L’incertezza in ordine alla definizione della richiesta di riconoscimento dello status di civitatis italiano iure sanguinis ed il decorso di un lasso di tempo irragionevole rispetto all’interesse vantato, comportante peraltro una lesione dell’interesse stesso, equivalgono ad un diniego di riconoscimento del diritto, giustificando così l’interesse dei soggetti a ricorrere alla tutela giurisdizionale.

Pertanto, deve essere accolta la domanda dichiarando parte attrice cittadina italiana e disponendo l’adozione da parte del Ministero dell’Interno dei provvedimenti conseguenti.

Sussistono giusti motivi per compensare le spese di lite, considerato che l’elevato numero di richieste amministrative non ne consente la tempestiva evasione.

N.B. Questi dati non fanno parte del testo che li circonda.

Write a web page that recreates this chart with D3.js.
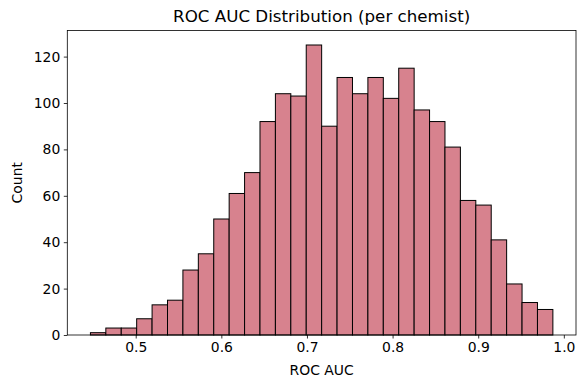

Per l’effetto di quanto esposto in fatto e diritto si ordina all’ufficiale dello stato civile di provvedere agli adempimenti conseguenti all’attribuzione di tale status civitatis.

P.Q.M.
Il Tribunale di Napoli, in composizione monocratica, in persona del GOT così dispone e dichiara cittadini italiani i ricorrenti come sopra generalizzati in quanto discendenti da cittadino italiano che ha validamente loro trasmesso iure sanguinis la cittadinanza italiana;per l’effetto dichiara cittadino italiano il figlio sul quale esercitano la potestà genitoriale – minore (omissis) – nato a (omissis) e residente in (omissis);

– per l’effetto ordina all’Ufficiale di Stato Civile competente di procedere alle dovute iscrizioni, trascrizioni e annotazioni di legge nei registri dello stato civile, della cittadinanza dei ricorrenti, provvedendo alle eventuali comunicazioni alle autorità consolari competenti;

– dichiara lo stesso cittadino italiano fin dalla nascita in quanto discendenti di (omissis) cittadino italiano per essere nato in Italia a (omissis) come comprovato dall’Estratto per Riassunto dai Registro degli atti di Nascita rilasciato dal Comune in atti esibito;

– ordina, per l’effetto, il Ministero dell’Interno e l’Ufficiale di Stato Civile competente di procedere alle dovute annotazioni e trascrizioni nei Registri dello Stato Civile.

– Spese compensate.

Così deciso in Napoli il 16 giugno 2025.

Depositata in Cancelleria il 16 giugno 2025.